Modeling Flow of Chelating Agents During Stimulation of Carbonate Reservoirs

Abstract

Chelating agents such as ethylenediaminetetraacetic acid (EDTA) and hydroxy ethylene diamine triacetic acid (HEDTA) have been used as stand-alone stimulation fluids. These fluids can be used to stimulate water injectors, oil, or gas producers. In this study, an analytical model was developed to describe the flow of HEDTA and EDTA chelating agents and propagation inside calcite formations. The analytical model can be used as a pre-design tool before the treatments. The developed model can be used to predict the volume of the chelant required to create wormholes in calcite formations at different temperatures. The temperature affects the diffusion coefficient of the chelating agent, wormholing rate, and wormhole shape and size. The dissolving power of different forms of HEDTA can be determined using the model. The optimum injection rate based on optimum wormholing conditions was identified. Also, the model can be used to predict the wormholing rate of different chelating agents in calcite formations.
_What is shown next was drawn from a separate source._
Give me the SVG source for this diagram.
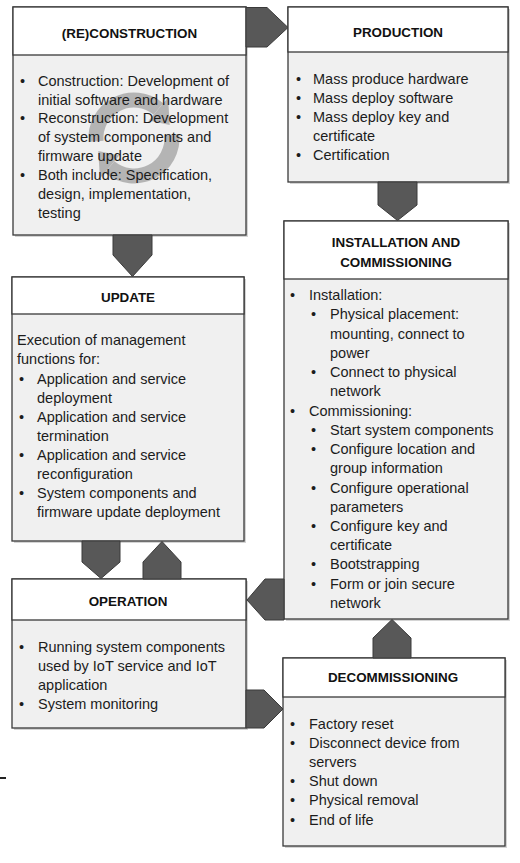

The analytical model can be used to predict the performance of the chelating agent in calcite stimulation. The volume of chelating agent required to stimulate calcite formation per foot thickness was determined using the developed model. The optimum injection rate was determined for different chelating agents using the model, and the results were compared with experimental results from previous work and there was a good agreement between the measured and the predicted values. The model can be used to determine the best stimulation fluid based on the temperature and fracture pressure of the target zones.